Simple examples of the use of statistics when cleaning and/or pre-processing of data (by a data developer) include data-typing, Min/Max limitation, addressing missing values and so on. A really good opportunity for the use of statistics in data or database development is while modeling data to design appropriate storage structures.  Using statistics in data development applies a methodical, structured approach to the process. The use of statistics can be a competitive advantage to any data development project.

In the book, for practical purposes, you have shown the implementation of the different statistical techniques using the popular R programming language. Why do you think R is favored by the statisticians so much? What advantages does it offer?

R is a powerful, feature-rich, extendable free language with many, many easy to use packages free for download. In addition, R has “a history” within the data science industry. R is also quite easy to learn and be productive with quickly.
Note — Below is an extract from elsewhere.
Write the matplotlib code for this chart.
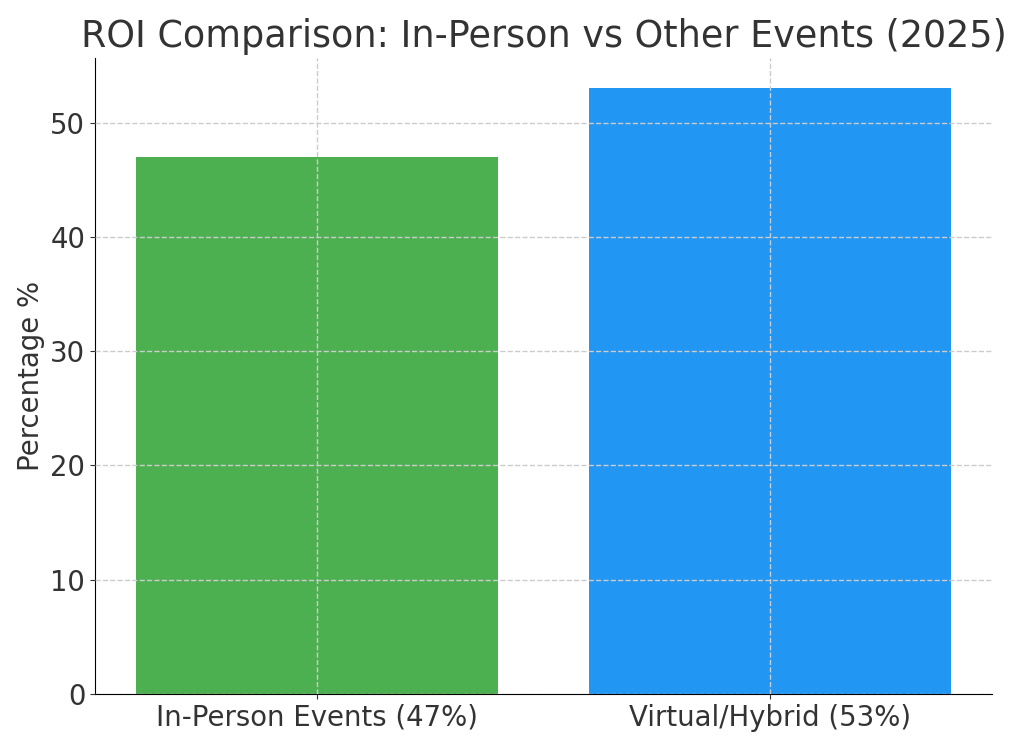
import matplotlib.pyplot as plt

# datos del gráfico
categorias = ["In-Person Events (47%)", "Virtual/Hybrid (53%)"]
valores = [47, 53]
colores = ["#4CAF50", "#2196F3"]

fig, ax = plt.subplots(figsize=(10.24, 7.46), dpi=100)
fig.subplots_adjust(left=95 / 1024, right=992 / 1024,
                    top=1 - 58 / 746, bottom=1 - 694 / 746)

ax.bar(categorias, valores, color=colores, width=0.8)

ax.set_title("ROI Comparison: In-Person vs Other Events (2025)",
             fontsize=26.3, color="#333333", pad=8)
ax.set_ylabel("Percentage %", fontsize=19.8, color="#333333")

ax.tick_params(axis="both", labelsize=19.8, colors="#333333")
ax.grid(True, linestyle="--", color="#cccccc", linewidth=1)
ax.set_axisbelow(False)

ax.spines["top"].set_visible(False)
ax.spines["right"].set_visible(False)

plt.savefig("out.png", dpi=100)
It also includes many graphics and other abilities “built-in”.

Do you foresee a change in the way statistics for data science is used in the near future? In other words, will the dependency on statistical techniques for performing different data science tasks reduce?

Statistics will continue to be important to data science. I do see more “automation” of more and more data science tasks through the availability of “off the shelf” packages that can be downloaded and installed and used. Also, the more popular tools will continue to incorporate statistical functions over time. This will allow for the main-streaming of statistics and data science into even more areas of life. The key will be for the user to have an understanding of the key statistical concepts and uses.

What advice would you like to give to - 1 Those transitioning from the developer to the data scientist role, and 2. Absolute beginners, who want to take up statistics and data science as a career option?

Buy my book! But seriously, keep reading and researching. Expose yourself to as much statistics and data science use cases and projects a possible. Most importantly, as you read about the topic, look for similarities between what you do today and what you are reading about. How does it relate? Always look for opportunities to use something that is new to you to do something you do routinely today.

Your book 'Statistics for Data Science' highlights different statistical techniques for data analysis and finding unique insights from data. What are the three key takeaways for the readers, from this book?

Again, I see (and point out in the book) key synergies between data or database development and data science. I would urge the reader – or anyone looking to move from data developer to data scientist - to learn through these and perhaps additional examples he or she may be able to find and leverage on their own. Using this technique, one can perhaps navigate laterally, rather than losing the time it would take to “start over” at the beginning (or bottom?) of the data science learning curve. Additionally, I would suggest to the reader that time taken to get acquainted with the R programs and the logic used for statistical computations (this book should be a good start) is time well spent.